**Work required:** Say how many lines of the material below contain the word "React", with no other words.

•••••

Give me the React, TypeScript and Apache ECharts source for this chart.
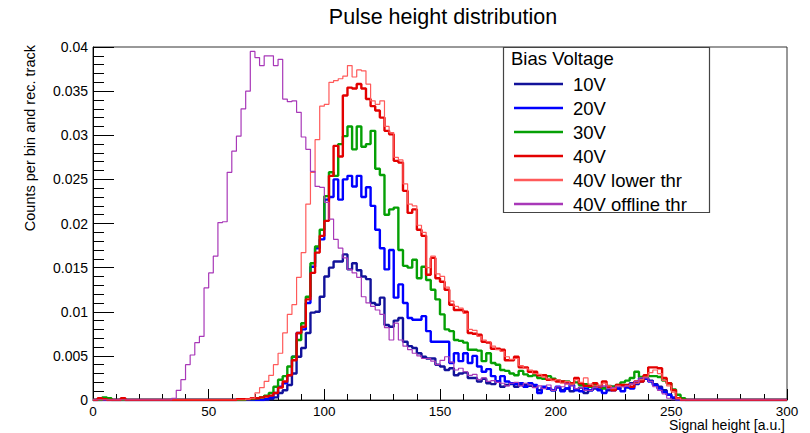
import React, { useEffect, useRef } from "react";
import * as echarts from "echarts";

// ---- Histogram binning (bin low edges start at X_MIN, width BIN_WIDTH) ----
const X_MIN = 0;
const X_MAX = 300;
const BIN_WIDTH = 2;

// ---- Axis tick labels ----
const X_TICKS = [0, 50, 100, 150, 200, 250, 300];
const Y_TICKS = [0, 0.005, 0.01, 0.015, 0.02, 0.025, 0.03, 0.035, 0.04];

// ---- Series names ----
const SERIES_NAMES = ["10V", "20V", "30V", "40V", "40V lower thr", "40V offline thr"];

// ---- Bin contents (150 bins, 0..300, 10 bins per row) ----
const V10 = [
  0, 0, 0, 0, 0, 0, 0, 0, 0, 0,
  0, 0, 0, 0, 0, 0, 0, 0, 0, 0,
  0, 0, 0, 0, 0, 0, 0, 0, 0, 0,
  0, 0, 0, 0, 0, 0, 0, 0, 0.0001, 0.0003,
  0.0008, 0.0011, 0.0017, 0.003, 0.0049, 0.0059, 0.0076, 0.0099, 0.01, 0.0117,
  0.014, 0.015, 0.0157, 0.0157, 0.0165, 0.0148, 0.0155, 0.0147, 0.014, 0.0137,
  0.011, 0.0108, 0.0116, 0.0085, 0.0083, 0.009, 0.0093, 0.0066, 0.0061, 0.0059,
  0.0053, 0.0049, 0.0047, 0.0047, 0.004, 0.0038, 0.0034, 0.0036, 0.0028, 0.003,
  0.0031, 0.0025, 0.0025, 0.0021, 0.0024, 0.0019, 0.0018, 0.0021, 0.0015, 0.0017,
  0.0018, 0.0015, 0.0017, 0.0017, 0.0016, 0.0015, 0.0011, 0.0014, 0.0013, 0.0011,
  0.0014, 0.0011, 0.0013, 0.001, 0.0012, 0.0014, 0.0008, 0.0011, 0.0013, 0.0012,
  0.0014, 0.0011, 0.0015, 0.0013, 0.0016, 0.0014, 0.0019, 0.0018, 0.0021, 0.0025,
  0.0022, 0.0018, 0.0015, 0.0011, 0.0006, 0.0002, 0, 0, 0, 0,
  0, 0, 0, 0, 0, 0, 0, 0, 0, 0,
  0, 0, 0, 0, 0, 0, 0, 0, 0, 0,
];

const V20 = [
  0, 0, 0, 0, 0, 0, 0, 0, 0, 0,
  0, 0, 0, 0, 0, 0, 0, 0, 0, 0,
  0, 0, 0, 0, 0, 0, 0, 0, 0, 0,
  0, 0, 0, 0, 0, 0, 0, 0.0001, 0.0003, 0.0008,
  0.0015, 0.0019, 0.0028, 0.0049, 0.0076, 0.008, 0.011, 0.0151, 0.0172, 0.0182,
  0.0227, 0.023, 0.025, 0.0227, 0.025, 0.0254, 0.0242, 0.0254, 0.023, 0.0241,
  0.022, 0.0193, 0.0172, 0.0148, 0.017, 0.0116, 0.0131, 0.011, 0.0093, 0.0091,
  0.0091, 0.0095, 0.0078, 0.0066, 0.0066, 0.0066, 0.0066, 0.0042, 0.0053, 0.0044,
  0.0053, 0.0042, 0.005, 0.0038, 0.0032, 0.0035, 0.0027, 0.0021, 0.0027, 0.0021,
  0.0019, 0.0018, 0.0019, 0.0015, 0.0019, 0.0017, 0.0008, 0.0015, 0.0013, 0.0011,
  0.0015, 0.001, 0.0013, 0.0017, 0.0011, 0.001, 0.0013, 0.0011, 0.0015, 0.0011,
  0.0008, 0.0015, 0.0011, 0.0013, 0.001, 0.0015, 0.0013, 0.0019, 0.0025, 0.0024,
  0.0021, 0.0017, 0.0013, 0.0009, 0.0006, 0.0003, 0.0001, 0, 0, 0,
  0, 0, 0, 0, 0, 0, 0, 0, 0, 0,
  0, 0, 0, 0, 0, 0, 0, 0, 0, 0,
];

const V30 = [
  0, 0, 0.0003, 0.0002, 0, 0, 0, 0, 0, 0,
  0, 0, 0, 0, 0, 0, 0, 0, 0, 0,
  0, 0, 0, 0, 0, 0, 0, 0, 0, 0,
  0, 0, 0, 0.0001, 0.0001, 0.0002, 0.0003, 0.0005, 0.0008, 0.0015,
  0.0023, 0.0027, 0.0038, 0.0049, 0.0068, 0.0087, 0.0117, 0.0155, 0.0174, 0.0193,
  0.0231, 0.0258, 0.0254, 0.029, 0.0299, 0.031, 0.0284, 0.031, 0.0287, 0.029,
  0.0305, 0.0262, 0.0255, 0.021, 0.0216, 0.0218, 0.017, 0.0152, 0.015, 0.0159,
  0.0138, 0.0151, 0.0136, 0.0125, 0.0114, 0.0097, 0.008, 0.0078, 0.0068, 0.0067,
  0.0065, 0.0057, 0.0057, 0.0056, 0.0044, 0.0053, 0.0042, 0.004, 0.0034, 0.0033,
  0.003, 0.0028, 0.0033, 0.0029, 0.0027, 0.0028, 0.0025, 0.0024, 0.0027, 0.0024,
  0.0022, 0.0021, 0.0021, 0.0019, 0.002, 0.0017, 0.0018, 0.0015, 0.0017, 0.0015,
  0.0013, 0.0016, 0.0015, 0.0017, 0.002, 0.0022, 0.0025, 0.0032, 0.0026, 0.0026,
  0.0027, 0.0027, 0.0026, 0.0022, 0.0019, 0.0012, 0.0006, 0.0002, 0, 0,
  0, 0, 0, 0, 0, 0, 0, 0, 0, 0,
  0, 0, 0, 0, 0, 0, 0, 0, 0, 0,
];

const V40 = [
  0, 0.0002, 0.0001, 0, 0, 0, 0.0002, 0, 0, 0,
  0, 0, 0, 0, 0, 0, 0, 0, 0, 0,
  0, 0, 0, 0, 0, 0, 0, 0, 0, 0,
  0, 0.0001, 0.0001, 0.0001, 0.0002, 0.0002, 0.0003, 0.0004, 0.0005, 0.0008,
  0.0014, 0.0021, 0.0028, 0.0045, 0.0076, 0.0083, 0.0114, 0.0144, 0.0167, 0.0186,
  0.0203, 0.0254, 0.0288, 0.0276, 0.0345, 0.0354, 0.0353, 0.0358, 0.0353, 0.0341,
  0.0333, 0.0328, 0.032, 0.0305, 0.0301, 0.0271, 0.0269, 0.0237, 0.0212, 0.0216,
  0.0193, 0.0186, 0.0142, 0.0161, 0.0138, 0.0134, 0.0125, 0.0108, 0.0102, 0.0102,
  0.01, 0.0076, 0.0075, 0.0074, 0.0066, 0.0065, 0.0058, 0.0058, 0.0057, 0.0045,
  0.0045, 0.0049, 0.0037, 0.0037, 0.0032, 0.0032, 0.0028, 0.0028, 0.0023, 0.0023,
  0.0021, 0.0021, 0.0019, 0.0019, 0.0025, 0.0019, 0.0016, 0.0016, 0.0019, 0.0015,
  0.0021, 0.0015, 0.0011, 0.0017, 0.0017, 0.0017, 0.0015, 0.0021, 0.0021, 0.0028,
  0.0037, 0.0037, 0.0036, 0.0025, 0.0019, 0.0011, 0.0002, 0, 0, 0,
  0, 0, 0, 0, 0, 0, 0, 0, 0, 0,
  0, 0, 0, 0, 0, 0, 0, 0, 0, 0,
];

const V40_LOWER = [
  0, 0, 0, 0, 0, 0, 0, 0, 0, 0,
  0, 0, 0, 0, 0, 0, 0, 0, 0, 0,
  0, 0, 0, 0, 0, 0, 0, 0, 0, 0,
  0, 0, 0, 0.0001, 0.0002, 0.0008, 0.0014, 0.0021, 0.0028, 0.004,
  0.0053, 0.0076, 0.0097, 0.0108, 0.0139, 0.0167, 0.0222, 0.0258, 0.0295, 0.0333,
  0.0335, 0.036, 0.0362, 0.0364, 0.0367, 0.0379, 0.0366, 0.0374, 0.0373, 0.0358,
  0.0339, 0.0335, 0.0339, 0.031, 0.0303, 0.0275, 0.0272, 0.0245, 0.0222, 0.022,
  0.0198, 0.019, 0.015, 0.0163, 0.0143, 0.014, 0.0128, 0.0112, 0.0106, 0.0104,
  0.0098, 0.008, 0.0079, 0.0072, 0.0068, 0.0066, 0.0061, 0.0057, 0.0055, 0.0049,
  0.0046, 0.0047, 0.0039, 0.0036, 0.0034, 0.003, 0.0029, 0.0026, 0.0024, 0.0022,
  0.0023, 0.0019, 0.0021, 0.0018, 0.0023, 0.002, 0.0025, 0.0018, 0.0016, 0.0017,
  0.0019, 0.0016, 0.0013, 0.0016, 0.0015, 0.0016, 0.0018, 0.0019, 0.0023, 0.0026,
  0.0031, 0.0034, 0.003, 0.0022, 0.0016, 0.0009, 0.0002, 0, 0, 0,
  0, 0, 0, 0, 0, 0, 0, 0, 0, 0,
  0, 0, 0, 0, 0, 0, 0, 0, 0, 0,
];

const V40_OFFLINE = [
  0, 0, 0, 0, 0, 0, 0, 0, 0, 0,
  0, 0, 0, 0, 0, 0, 0, 0.0002, 0.0011, 0.0023,
  0.004, 0.0051, 0.0065, 0.0072, 0.0127, 0.0144, 0.0163, 0.0201, 0.0202, 0.0258,
  0.0282, 0.0299, 0.033, 0.035, 0.0395, 0.0388, 0.0379, 0.039, 0.039, 0.0379,
  0.0386, 0.0341, 0.0338, 0.0339, 0.0326, 0.0298, 0.0284, 0.0259, 0.0242, 0.0241,
  0.0224, 0.0205, 0.0182, 0.0172, 0.0161, 0.0148, 0.0144, 0.0139, 0.0117, 0.011,
  0.0106, 0.0102, 0.0097, 0.0082, 0.0068, 0.0087, 0.0068, 0.0061, 0.0057, 0.0053,
  0.005, 0.0047, 0.0047, 0.0044, 0.004, 0.0045, 0.0049, 0.0043, 0.0034, 0.0036,
  0.0032, 0.0028, 0.0029, 0.0023, 0.0025, 0.0021, 0.0022, 0.002, 0.0019, 0.0016,
  0.0019, 0.002, 0.0016, 0.0019, 0.0017, 0.0014, 0.0016, 0.0013, 0.0017, 0.0011,
  0.0015, 0.0015, 0.0019, 0.0016, 0.0013, 0.0014, 0.0011, 0.0011, 0.0014, 0.0015,
  0.0016, 0.0013, 0.0014, 0.0015, 0.0015, 0.0016, 0.0018, 0.0021, 0.0025, 0.0025,
  0.0021, 0.0015, 0.0011, 0.0007, 0.0002, 0, 0, 0, 0, 0,
  0, 0, 0, 0, 0, 0, 0, 0, 0, 0,
  0, 0, 0, 0, 0, 0, 0, 0, 0, 0,
];

// ---- Styles ----
const FONT = '"Liberation Sans", Arial, Helvetica, sans-serif';
const COLORS = ["#12129a", "#0000ff", "#05a005", "#e30000", "#ff5a5a", "#a838b8"];
const WIDTHS = [2.4, 2.4, 2.4, 2.4, 1.2, 1.2];
const VALUES = [V10, V20, V30, V40, V40_LOWER, V40_OFFLINE];

function toSteps(values: number[]): [number, number][] {
  const pts: [number, number][] = values.map((v, i) => [X_MIN + i * BIN_WIDTH, v]);
  pts.push([X_MAX, values[values.length - 1]]);
  return pts;
}

function fmtY(v: number): string {
  return v === 0 ? "0" : String(Number(v.toFixed(3)));
}

export default function App() {
  const ref = useRef<HTMLDivElement>(null);

  useEffect(() => {
    if (!ref.current) return;
    const chart = echarts.init(ref.current, null, { renderer: "svg" });
    const option: any = {
      animation: false,
      backgroundColor: "#ffffff",
      grid: {
        left: 93,
        right: 23,
        top: 47,
        bottom: 33,
        show: true,
        borderColor: "#333",
        borderWidth: 1,
        backgroundColor: "transparent",
      },
      xAxis: {
        type: "value",
        min: X_TICKS[0],
        max: X_TICKS[X_TICKS.length - 1],
        interval: X_TICKS[1] - X_TICKS[0],
        axisLine: { show: true, lineStyle: { color: "#000", width: 1 } },
        axisTick: { show: true, inside: true, length: 11, lineStyle: { color: "#000", width: 1 } },
        minorTick: { show: true, splitNumber: 5, length: 6, lineStyle: { color: "#000", width: 1 } },
        splitLine: { show: false },
        axisLabel: { fontSize: 13.5, color: "#000", fontFamily: FONT, margin: 4 },
      },
      yAxis: {
        type: "value",
        min: Y_TICKS[0],
        max: Y_TICKS[Y_TICKS.length - 1],
        interval: Y_TICKS[1] - Y_TICKS[0],
        axisLine: { show: true, lineStyle: { color: "#000", width: 1 } },
        axisTick: { show: true, inside: true, length: 21, lineStyle: { color: "#000", width: 1 } },
        minorTick: { show: true, splitNumber: 5, length: 11, lineStyle: { color: "#000", width: 1 } },
        splitLine: { show: false },
        axisLabel: { fontSize: 14, color: "#000", fontFamily: FONT, margin: 5, formatter: fmtY },
      },
      legend: {
        orient: "vertical",
        left: 509,
        top: 69,
        itemWidth: 49,
        itemHeight: 2.5,
        itemGap: 4,
        icon: "rect",
        selectedMode: false,
        data: SERIES_NAMES.map((name, k) => ({
          name,
          icon: "rect",
          itemStyle: { color: COLORS[k] },
        })),
        z: 10,
        textStyle: {
          fontSize: 18.5,
          color: "#000",
          fontFamily: FONT,
          lineHeight: 20,
          padding: [0, 0, 0, 5],
        },
      },
      graphic: [
        {
          type: "text",
          x: 443,
          y: 17,
          z: 6,
          style: {
            text: "Pulse height distribution",
            fontSize: 21.5,
            fontFamily: FONT,
            fill: "#000",
            align: "center",
            verticalAlign: "middle",
          },
        },
        {
          type: "text",
          x: 30,
          y: 45,
          rotation: Math.PI / 2,
          z: 6,
          style: {
            text: "Counts per bin and rec. track",
            fontSize: 14.5,
            fontFamily: FONT,
            fill: "#000",
            align: "right",
            verticalAlign: "middle",
          },
        },
        {
          type: "text",
          x: 785,
          y: 425,
          z: 6,
          style: {
            text: "Signal height [a.u.]",
            fontSize: 14,
            fontFamily: FONT,
            fill: "#000",
            align: "right",
            verticalAlign: "middle",
          },
        },
        {
          type: "rect",
          z: 5,
          shape: { x: 503.5, y: 47.5, width: 206, height: 165 },
          style: { fill: "#fff", stroke: "#444", lineWidth: 1.2 },
        },
        {
          type: "text",
          x: 511,
          y: 58,
          z: 6,
          style: {
            text: "Bias Voltage",
            fontSize: 18.5,
            fontFamily: FONT,
            fill: "#000",
            align: "left",
            verticalAlign: "middle",
          },
        },
      ],
      series: SERIES_NAMES.map((name, k) => ({
        name,
        type: "line",
        step: "end",
        symbol: "none",
        showSymbol: false,
        data: toSteps(VALUES[k]),
        lineStyle: { color: COLORS[k], width: WIDTHS[k] },
        itemStyle: { color: COLORS[k] },
        emphasis: { disabled: true },
        z: 2 + k * 0.01,
      })),
    };
    chart.setOption(option);
    return () => chart.dispose();
  }, []);

  return (
    <div
      ref={ref}
      style={{ position: "fixed", left: 0, top: 0, width: 810, height: 433, background: "#fff" }}
    />
  );
}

•••••

**Result for this exercise:** 2